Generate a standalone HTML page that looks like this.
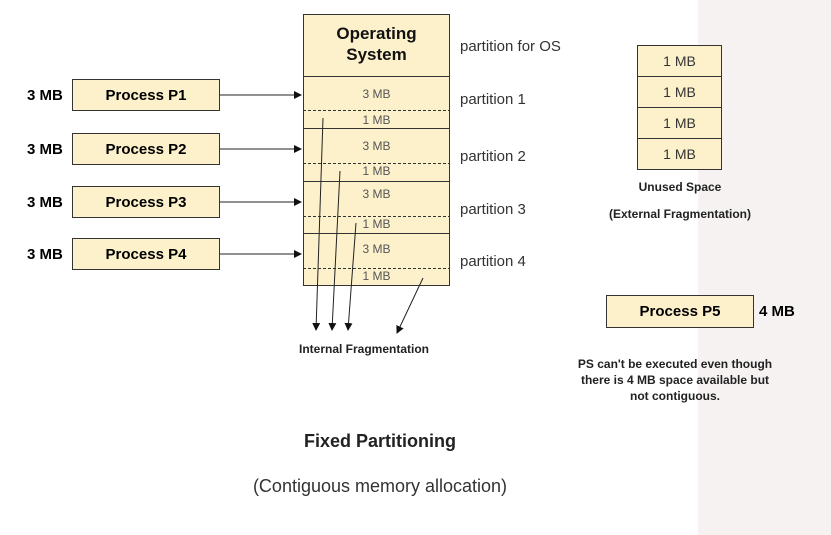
<!DOCTYPE html>
<html><head><style>
body{margin:0;width:831px;height:535px;position:relative;background:#fff;font-family:"Liberation Sans",Arial,sans-serif;overflow:hidden}
.a{position:absolute}
.bx{position:absolute;background:#fdf1cc;border:1px solid #333;box-sizing:border-box;display:flex;align-items:center;justify-content:center}
.t{position:absolute;white-space:nowrap}
</style></head><body>
<div class="a" style="left:698px;top:0;width:133px;height:535px;background:#f6f2f2"></div>

<!-- memory -->
<div class="bx" style="left:303px;top:14px;width:147px;height:272px"></div>
<div class="t" style="left:303px;top:23px;width:147px;text-align:center;font-weight:bold;font-size:17px;line-height:21px;color:#111">Operating<br>System</div>
<svg class="a" style="left:0;top:0" width="831" height="535">
<g stroke="#333" stroke-width="1">
<line x1="303" y1="76.5" x2="450" y2="76.5"/>
<line x1="303" y1="128.5" x2="450" y2="128.5"/>
<line x1="303" y1="181.5" x2="450" y2="181.5"/>
<line x1="303" y1="233.5" x2="450" y2="233.5"/>
</g>
<g stroke="#333" stroke-width="1" stroke-dasharray="3,2">
<line x1="303" y1="110.5" x2="450" y2="110.5"/>
<line x1="303" y1="163.5" x2="450" y2="163.5"/>
<line x1="303" y1="216.5" x2="450" y2="216.5"/>
<line x1="303" y1="268.5" x2="450" y2="268.5"/>
</g>
<defs><marker id="m" markerWidth="8" markerHeight="8" refX="7" refY="4" orient="auto" markerUnits="userSpaceOnUse"><path d="M0,0 L8,4 L0,8 z" fill="#111"/></marker></defs>
<g stroke="#222" stroke-width="1" marker-end="url(#m)">
<line x1="219" y1="95" x2="301" y2="95"/>
<line x1="219" y1="149" x2="301" y2="149"/>
<line x1="219" y1="202" x2="301" y2="202"/>
<line x1="219" y1="254" x2="301" y2="254"/>
<line x1="323" y1="118" x2="316" y2="330"/>
<line x1="340" y1="171" x2="332" y2="330"/>
<line x1="356" y1="223" x2="348" y2="330"/>
<line x1="423" y1="278" x2="397" y2="333"/>
</g>
</svg>
<div class="t" style="left:303px;top:87px;width:147px;text-align:center;font-size:12px;color:#555">3 MB</div>
<div class="t" style="left:303px;top:113px;width:147px;text-align:center;font-size:12px;color:#555">1 MB</div>
<div class="t" style="left:303px;top:139px;width:147px;text-align:center;font-size:12px;color:#555">3 MB</div>
<div class="t" style="left:303px;top:164px;width:147px;text-align:center;font-size:12px;color:#555">1 MB</div>
<div class="t" style="left:303px;top:187px;width:147px;text-align:center;font-size:12px;color:#555">3 MB</div>
<div class="t" style="left:303px;top:217px;width:147px;text-align:center;font-size:12px;color:#555">1 MB</div>
<div class="t" style="left:303px;top:242px;width:147px;text-align:center;font-size:12px;color:#555">3 MB</div>
<div class="t" style="left:303px;top:269px;width:147px;text-align:center;font-size:12px;color:#555">1 MB</div>

<div class="t" style="left:460px;top:38px;font-size:15px;color:#333">partition for OS</div>
<div class="t" style="left:460px;top:91px;font-size:15px;color:#333">partition 1</div>
<div class="t" style="left:460px;top:148px;font-size:15px;color:#333">partition 2</div>
<div class="t" style="left:460px;top:201px;font-size:15px;color:#333">partition 3</div>
<div class="t" style="left:460px;top:253px;font-size:15px;color:#333">partition 4</div>

<!-- processes -->
<div class="bx" style="left:72px;top:79px;width:148px;height:32px;font-weight:bold;font-size:15px">Process P1</div>
<div class="bx" style="left:72px;top:133px;width:148px;height:32px;font-weight:bold;font-size:15px">Process P2</div>
<div class="bx" style="left:72px;top:186px;width:148px;height:32px;font-weight:bold;font-size:15px">Process P3</div>
<div class="bx" style="left:72px;top:238px;width:148px;height:32px;font-weight:bold;font-size:15px">Process P4</div>
<div class="t" style="left:27px;top:87px;font-weight:bold;font-size:15px">3 MB</div>
<div class="t" style="left:27px;top:141px;font-weight:bold;font-size:15px">3 MB</div>
<div class="t" style="left:27px;top:194px;font-weight:bold;font-size:15px">3 MB</div>
<div class="t" style="left:27px;top:246px;font-weight:bold;font-size:15px">3 MB</div>

<div class="t" style="left:264px;top:342px;width:200px;text-align:center;font-weight:bold;font-size:12px;color:#222">Internal Fragmentation</div>

<!-- unused -->
<div class="bx" style="left:637px;top:45px;width:85px;height:32px;font-size:14px;color:#333">1 MB</div>
<div class="bx" style="left:637px;top:76px;width:85px;height:32px;font-size:14px;color:#333">1 MB</div>
<div class="bx" style="left:637px;top:107px;width:85px;height:32px;font-size:14px;color:#333">1 MB</div>
<div class="bx" style="left:637px;top:138px;width:85px;height:32px;font-size:14px;color:#333">1 MB</div>
<div class="t" style="left:580px;top:180px;width:200px;text-align:center;font-weight:bold;font-size:12px;color:#222">Unused Space</div>
<div class="t" style="left:580px;top:207px;width:200px;text-align:center;font-weight:bold;font-size:12px;color:#222">(External Fragmentation)</div>

<div class="bx" style="left:606px;top:295px;width:148px;height:33px;font-weight:bold;font-size:15px">Process P5</div>
<div class="t" style="left:759px;top:303px;font-weight:bold;font-size:15px">4 MB</div>
<div class="t" style="left:540px;top:356px;width:270px;text-align:center;font-weight:bold;font-size:12px;line-height:16px;color:#222">PS can't be executed even though<br>there is 4 MB space available but<br>not contiguous.</div>

<div class="t" style="left:230px;top:431px;width:300px;text-align:center;font-weight:bold;font-size:18px;color:#222">Fixed Partitioning</div>
<div class="t" style="left:200px;top:476px;width:360px;text-align:center;font-size:18px;color:#333">(Contiguous memory allocation)</div>
</body></html>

* * * *

THE PROBLEM: Please write out all of the material above without changing a word, and omit any pictures.

THE OUTPUT:
Generate a standalone HTML page that looks like this.
<!DOCTYPE html>
<html><head><style>
body{margin:0;width:831px;height:535px;position:relative;background:#fff;font-family:"Liberation Sans",Arial,sans-serif;overflow:hidden}
.a{position:absolute}
.bx{position:absolute;background:#fdf1cc;border:1px solid #333;box-sizing:border-box;display:flex;align-items:center;justify-content:center}
.t{position:absolute;white-space:nowrap}
</style></head><body>
<div class="a" style="left:698px;top:0;width:133px;height:535px;background:#f6f2f2"></div>

<!-- memory -->
<div class="bx" style="left:303px;top:14px;width:147px;height:272px"></div>
<div class="t" style="left:303px;top:23px;width:147px;text-align:center;font-weight:bold;font-size:17px;line-height:21px;color:#111">Operating<br>System</div>
<svg class="a" style="left:0;top:0" width="831" height="535">
<g stroke="#333" stroke-width="1">
<line x1="303" y1="76.5" x2="450" y2="76.5"/>
<line x1="303" y1="128.5" x2="450" y2="128.5"/>
<line x1="303" y1="181.5" x2="450" y2="181.5"/>
<line x1="303" y1="233.5" x2="450" y2="233.5"/>
</g>
<g stroke="#333" stroke-width="1" stroke-dasharray="3,2">
<line x1="303" y1="110.5" x2="450" y2="110.5"/>
<line x1="303" y1="163.5" x2="450" y2="163.5"/>
<line x1="303" y1="216.5" x2="450" y2="216.5"/>
<line x1="303" y1="268.5" x2="450" y2="268.5"/>
</g>
<defs><marker id="m" markerWidth="8" markerHeight="8" refX="7" refY="4" orient="auto" markerUnits="userSpaceOnUse"><path d="M0,0 L8,4 L0,8 z" fill="#111"/></marker></defs>
<g stroke="#222" stroke-width="1" marker-end="url(#m)">
<line x1="219" y1="95" x2="301" y2="95"/>
<line x1="219" y1="149" x2="301" y2="149"/>
<line x1="219" y1="202" x2="301" y2="202"/>
<line x1="219" y1="254" x2="301" y2="254"/>
<line x1="323" y1="118" x2="316" y2="330"/>
<line x1="340" y1="171" x2="332" y2="330"/>
<line x1="356" y1="223" x2="348" y2="330"/>
<line x1="423" y1="278" x2="397" y2="333"/>
</g>
</svg>
<div class="t" style="left:303px;top:87px;width:147px;text-align:center;font-size:12px;color:#555">3 MB</div>
<div class="t" style="left:303px;top:113px;width:147px;text-align:center;font-size:12px;color:#555">1 MB</div>
<div class="t" style="left:303px;top:139px;width:147px;text-align:center;font-size:12px;color:#555">3 MB</div>
<div class="t" style="left:303px;top:164px;width:147px;text-align:center;font-size:12px;color:#555">1 MB</div>
<div class="t" style="left:303px;top:187px;width:147px;text-align:center;font-size:12px;color:#555">3 MB</div>
<div class="t" style="left:303px;top:217px;width:147px;text-align:center;font-size:12px;color:#555">1 MB</div>
<div class="t" style="left:303px;top:242px;width:147px;text-align:center;font-size:12px;color:#555">3 MB</div>
<div class="t" style="left:303px;top:269px;width:147px;text-align:center;font-size:12px;color:#555">1 MB</div>

<div class="t" style="left:460px;top:38px;font-size:15px;color:#333">partition for OS</div>
<div class="t" style="left:460px;top:91px;font-size:15px;color:#333">partition 1</div>
<div class="t" style="left:460px;top:148px;font-size:15px;color:#333">partition 2</div>
<div class="t" style="left:460px;top:201px;font-size:15px;color:#333">partition 3</div>
<div class="t" style="left:460px;top:253px;font-size:15px;color:#333">partition 4</div>

<!-- processes -->
<div class="bx" style="left:72px;top:79px;width:148px;height:32px;font-weight:bold;font-size:15px">Process P1</div>
<div class="bx" style="left:72px;top:133px;width:148px;height:32px;font-weight:bold;font-size:15px">Process P2</div>
<div class="bx" style="left:72px;top:186px;width:148px;height:32px;font-weight:bold;font-size:15px">Process P3</div>
<div class="bx" style="left:72px;top:238px;width:148px;height:32px;font-weight:bold;font-size:15px">Process P4</div>
<div class="t" style="left:27px;top:87px;font-weight:bold;font-size:15px">3 MB</div>
<div class="t" style="left:27px;top:141px;font-weight:bold;font-size:15px">3 MB</div>
<div class="t" style="left:27px;top:194px;font-weight:bold;font-size:15px">3 MB</div>
<div class="t" style="left:27px;top:246px;font-weight:bold;font-size:15px">3 MB</div>

<div class="t" style="left:264px;top:342px;width:200px;text-align:center;font-weight:bold;font-size:12px;color:#222">Internal Fragmentation</div>

<!-- unused -->
<div class="bx" style="left:637px;top:45px;width:85px;height:32px;font-size:14px;color:#333">1 MB</div>
<div class="bx" style="left:637px;top:76px;width:85px;height:32px;font-size:14px;color:#333">1 MB</div>
<div class="bx" style="left:637px;top:107px;width:85px;height:32px;font-size:14px;color:#333">1 MB</div>
<div class="bx" style="left:637px;top:138px;width:85px;height:32px;font-size:14px;color:#333">1 MB</div>
<div class="t" style="left:580px;top:180px;width:200px;text-align:center;font-weight:bold;font-size:12px;color:#222">Unused Space</div>
<div class="t" style="left:580px;top:207px;width:200px;text-align:center;font-weight:bold;font-size:12px;color:#222">(External Fragmentation)</div>

<div class="bx" style="left:606px;top:295px;width:148px;height:33px;font-weight:bold;font-size:15px">Process P5</div>
<div class="t" style="left:759px;top:303px;font-weight:bold;font-size:15px">4 MB</div>
<div class="t" style="left:540px;top:356px;width:270px;text-align:center;font-weight:bold;font-size:12px;line-height:16px;color:#222">PS can't be executed even though<br>there is 4 MB space available but<br>not contiguous.</div>

<div class="t" style="left:230px;top:431px;width:300px;text-align:center;font-weight:bold;font-size:18px;color:#222">Fixed Partitioning</div>
<div class="t" style="left:200px;top:476px;width:360px;text-align:center;font-size:18px;color:#333">(Contiguous memory allocation)</div>
</body></html>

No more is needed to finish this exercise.